EUREKA LORRAINE, JUILLET 2015
A une époque où la compétition économique se joue à l’échelle planétaire, la défaillance n’a plus droit de citer dans le secteur industriel.Les travaux du Centre de recherche en automatique de Nancy (CRAN) visent justement à améliorer les performances des entreprises dans de nombreux domaines.
Quel est le point commun entre un pneumatique, un avion de ligne et une voiture particulière ? Chacun d’eux bénéficie désormais des préceptes du Prognostics and Health Management (PHM) de leur conception à leur démantèlement en passant par leur exploitation. D’abord cantonné aux secteurs de pointe comme la recherche spatiale ou l’aéronautique, le PHM intéresse désormais tous les industriels désireux d’optimiser le fonctionnement de leurs outils de production ou les services associés au produit qu’ils délivrent. « Si ces méthodes basées sur l’utilisation d’algorithmes et de modèles mathématiques prennent une part grandissante dans les activités de l’entreprise, c’est parce qu’elles sont devenues l’un des principaux leviers d’action dans la quête d’amélioration continue de ses performances » souligne Benoît Iung, chercheur au CRAN (CNRS/Université de Lorraine) travaillant sur cette thématique dans le cadre d’initiatives telles que l’Usine du Futur (France) ou l’Industrie 4.0 (Allemagne).
Les recherches en PHM que le CRAN mène notamment en collaboration avec Renault/Nissan ou l’usine Continental de Sarreguemines visent à intégrer à leurs chaînes de fabrication respectives de nouvelles technologies de surveillance, de diagnostic, de pronostic ou d’aide à la décision à la fois plus adaptables et plus écologiques.

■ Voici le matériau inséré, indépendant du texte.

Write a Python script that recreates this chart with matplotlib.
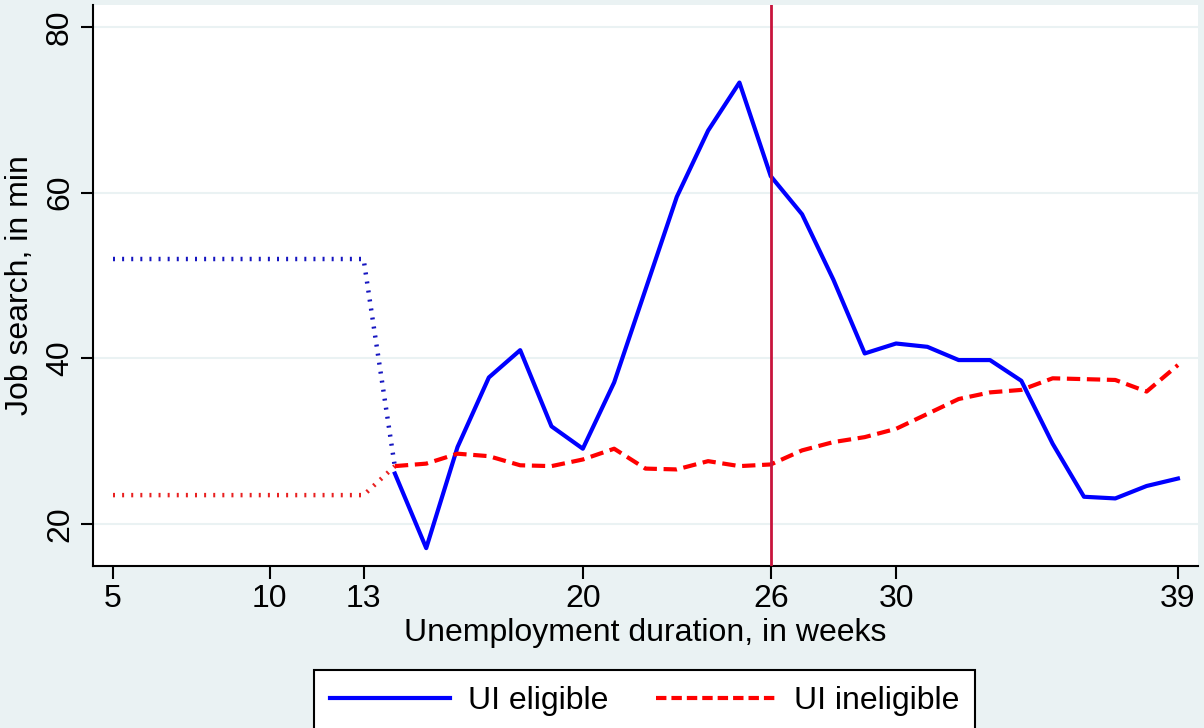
import matplotlib.pyplot as plt
import numpy as np
from matplotlib.lines import Line2D

plt.rcParams.update({'font.family': 'Liberation Sans',
                     'font.size': 23})

bg_color = '#EAF2F3'

# weeks with observed data
weeks = np.arange(14, 40)
eligible = [26.1, 17.1, 29.3, 37.7, 41.0, 31.8, 29.1, 37.1, 48.3, 59.5,
            67.5, 73.3, 62.0, 57.4, 49.5, 40.6, 41.8, 41.4, 39.8, 39.8,
            37.3, 29.7, 23.3, 23.1, 24.6, 25.5]
ineligible = [27.0, 27.3, 28.5, 28.2, 27.1, 27.0, 27.8, 29.1, 26.7, 26.6,
              27.6, 27.0, 27.2, 28.9, 29.9, 30.5, 31.5, 33.3, 35.1, 35.9,
              36.2, 37.6, 37.5, 37.4, 36.0, 39.2]

# pre-period averages (dotted)
pre_weeks = [5, 13, 14]
eligible_pre = [52.0, 52.0, 26.9]
ineligible_pre = [23.5, 23.5, 27.0]

xticks = [5, 10, 13, 20, 26, 30, 39]
yticks = [20, 40, 60, 80]
cutoff = 26

fig = plt.figure(figsize=(12.04, 7.28), dpi=100, facecolor=bg_color)
ax = fig.add_axes([0.0772, 0.2225, 0.9178, 0.7705])
ax.set_facecolor('white')

for y in yticks:
    ax.axhline(y, color=bg_color, linewidth=1.5, zorder=0)

dot_style = (0, (0.45, 1.6))
ax.plot(pre_weeks, eligible_pre, color='#1515C0', linewidth=3.2,
        linestyle=dot_style, dash_capstyle='butt', zorder=2)
ax.plot(pre_weeks, ineligible_pre, color='#E82020', linewidth=3.2,
        linestyle=dot_style, dash_capstyle='butt', zorder=2)

ax.plot(weeks, eligible, color='#0000FF', linewidth=3, zorder=3)
ax.plot(weeks, ineligible, color='#FF0000', linewidth=3,
        linestyle=(0, (3.2, 1.6)), dash_capstyle='butt', zorder=3)

ax.axvline(cutoff, color='#C8143C', linewidth=2, zorder=4)

ax.set_xlim(4.36, 39.64)
ax.set_ylim(14.94, 82.65)
ax.set_xticks(xticks)
ax.set_yticks(yticks)
ax.set_yticklabels([str(v) for v in yticks], rotation=90, va='center')

ax.spines['top'].set_visible(False)
ax.spines['right'].set_visible(False)
ax.spines['left'].set_linewidth(1.5)
ax.spines['bottom'].set_linewidth(1.5)
ax.tick_params(axis='both', length=9, width=1.5, colors='black', pad=4)

ax.set_xlabel('Unemployment duration, in weeks', labelpad=3)
ax.set_ylabel('Job search, in min', labelpad=7)

handles = [Line2D([0], [0], color='#0000FF', linewidth=3),
           Line2D([0], [0], color='#FF0000', linewidth=3,
                  linestyle=(0, (2.5, 1.2)), dash_capstyle='butt')]
leg = fig.legend(handles, ['UI eligible', 'UI ineligible'], loc='center',
                 bbox_to_anchor=(0.5353, 0.037), ncol=2, frameon=True,
                 fancybox=False, edgecolor='black', framealpha=1,
                 handlelength=3.76, columnspacing=1.5, borderpad=0.5,
                 handletextpad=0.56)
leg.get_frame().set_linewidth(1.5)

plt.savefig('out.png', dpi=100, facecolor=bg_color)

Les scientifiques élaborent pour cela un bilan de santé détaillé des moyens de production dont dispose l’entreprise. Principal objectif de ces investigations : maintenir les machines en condition opérationnelle le plus longtemps possible. « Cela consiste à favoriser autant que possible la réutilisation de pièces dégradées d’un bout à l’autre d’une chaîne d’assemblage pour minimiser les rebuts ou bien faire en sorte qu’une machine-outil devenue moins performante dans l’usinage de certains composants puisse accomplir des tâches techniquement moins complexes plutôt que de subir de longues heures de maintenance » illustre le chercheur. Le LabCom PHM FACTORY s’inscrit totalement dans cette démarche. Ce laboratoire commun au CRAN et à la PME nancéenne PREDICT, soutenu par l’Agence Nationale de la Recherche, devrait voir le jour à l’automne prochain. Sa mission : industrialiser et développer de nouveaux algorithmes de PHM destinés à révolutionner les progiciels* de diagnostic/pronostic des installations industrielles commercialisés par l’entreprise.
«Aider l’être humain à se réapproprier le fonctionnement toujours plus complexe des machines»
Un autre aspect des recherches du CRAN concerne la maintenance des objets du quotidien. En quelques années, ceux-ci n’ont cessé de se complexifier, à tel point que leur contrôle finit par nous échapper. L’électronique embarquée à bord d’une voiture moderne limite par exemple les capacités de son propriétaire à diagnostiquer une panne éventuelle. En plaçant des capteurs de température ou de vibrations au contact des pièces essentielles au bon fonctionnement du véhicule, les chercheurs du centre de recherche nancéen étudient la possibilité de s’affranchir de cette contrainte. Une fois traitées par l’algorithme approprié, les données ainsi collectées seraient à même d’aider le conducteur à diagnostiquer lui-même le risque de défaillance technique de son automobile. Les services associés au déplacement, au confort ou à la consommation du véhicule pourraient de la même manière être optimisés. « La finalité de nos travaux c’est aussi aider l’être humain à se réapproprier le fonctionnement toujours plus complexe des machines qui nous entourent » conclut Benoît Iung.
* Néologisme formé par la contraction de produit et logiciel, le progiciel est un logiciel applicatif conçu pour répondre à des besoins ordinaires.